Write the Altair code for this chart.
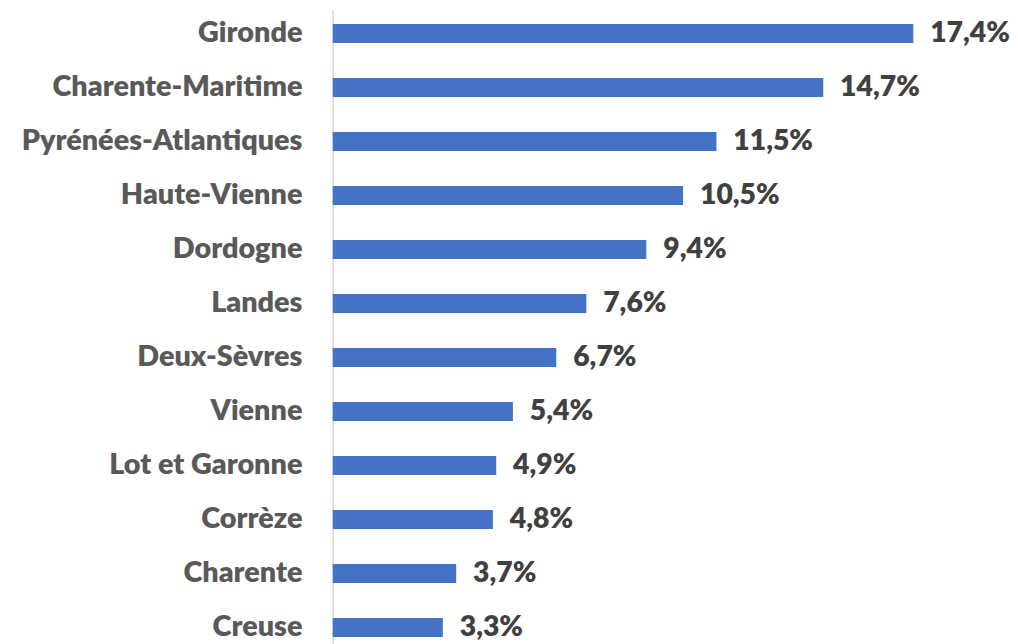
import altair as alt
import pandas as pd

departements = ["Gironde", "Charente-Maritime", "Pyrénées-Atlantiques", "Haute-Vienne",
                "Dordogne", "Landes", "Deux-Sèvres", "Vienne", "Lot et Garonne",
                "Corrèze", "Charente", "Creuse"]
valeurs = [17.4, 14.7, 11.5, 10.5, 9.4, 7.6, 6.7, 5.4, 4.9, 4.8, 3.7, 3.3]
etiquettes = ["17,4%", "14,7%", "11,5%", "10,5%", "9,4%", "7,6%", "6,7%", "5,4%",
              "4,9%", "4,8%", "3,7%", "3,3%"]

df = pd.DataFrame({"dep": departements, "val": valeurs, "lab": etiquettes})

FONT = "Lato"

y_enc = alt.Y("dep:N", sort=departements, title=None,
              scale=alt.Scale(paddingInner=0.65, paddingOuter=0.257),
              axis=alt.Axis(domainColor="#d9d9d9", domainWidth=1.5, ticks=False,
                            labelPadding=31, labelFont=FONT, labelFontSize=29,
                            labelFontWeight=800, labelColor="#595959",
                            labelLimit=400))
x_enc = alt.X("val:Q", title=None, scale=alt.Scale(domain=[0, 20]), axis=None)

bars = alt.Chart(df).mark_bar(color="#4472C4").encode(x=x_enc, y=y_enc)
text = alt.Chart(df).mark_text(align="left", baseline="middle", dx=17, font=FONT,
                               fontSize=28.5, fontWeight=800, color="#404040").encode(
    x=x_enc, y=alt.Y("dep:N", sort=departements), text="lab:N")

chart = (bars + text).properties(
    width=672, height=645,
    autosize=alt.AutoSizeParams(type="none"),
    padding={"left": 327, "top": 0, "right": 10, "bottom": 0},
).configure_view(stroke=None)

chart.save("out.html", embed_options={"renderer": "svg", "actions": False})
===
> _Instructions for the task_
Copy out the data above exactly, except the pictures.

> _Response to this task_
Write the Altair code for this chart.
import altair as alt
import pandas as pd

departements = ["Gironde", "Charente-Maritime", "Pyrénées-Atlantiques", "Haute-Vienne",
                "Dordogne", "Landes", "Deux-Sèvres", "Vienne", "Lot et Garonne",
                "Corrèze", "Charente", "Creuse"]
valeurs = [17.4, 14.7, 11.5, 10.5, 9.4, 7.6, 6.7, 5.4, 4.9, 4.8, 3.7, 3.3]
etiquettes = ["17,4%", "14,7%", "11,5%", "10,5%", "9,4%", "7,6%", "6,7%", "5,4%",
              "4,9%", "4,8%", "3,7%", "3,3%"]

df = pd.DataFrame({"dep": departements, "val": valeurs, "lab": etiquettes})

FONT = "Lato"

y_enc = alt.Y("dep:N", sort=departements, title=None,
              scale=alt.Scale(paddingInner=0.65, paddingOuter=0.257),
              axis=alt.Axis(domainColor="#d9d9d9", domainWidth=1.5, ticks=False,
                            labelPadding=31, labelFont=FONT, labelFontSize=29,
                            labelFontWeight=800, labelColor="#595959",
                            labelLimit=400))
x_enc = alt.X("val:Q", title=None, scale=alt.Scale(domain=[0, 20]), axis=None)

bars = alt.Chart(df).mark_bar(color="#4472C4").encode(x=x_enc, y=y_enc)
text = alt.Chart(df).mark_text(align="left", baseline="middle", dx=17, font=FONT,
                               fontSize=28.5, fontWeight=800, color="#404040").encode(
    x=x_enc, y=alt.Y("dep:N", sort=departements), text="lab:N")

chart = (bars + text).properties(
    width=672, height=645,
    autosize=alt.AutoSizeParams(type="none"),
    padding={"left": 327, "top": 0, "right": 10, "bottom": 0},
).configure_view(stroke=None)

chart.save("out.html", embed_options={"renderer": "svg", "actions": False})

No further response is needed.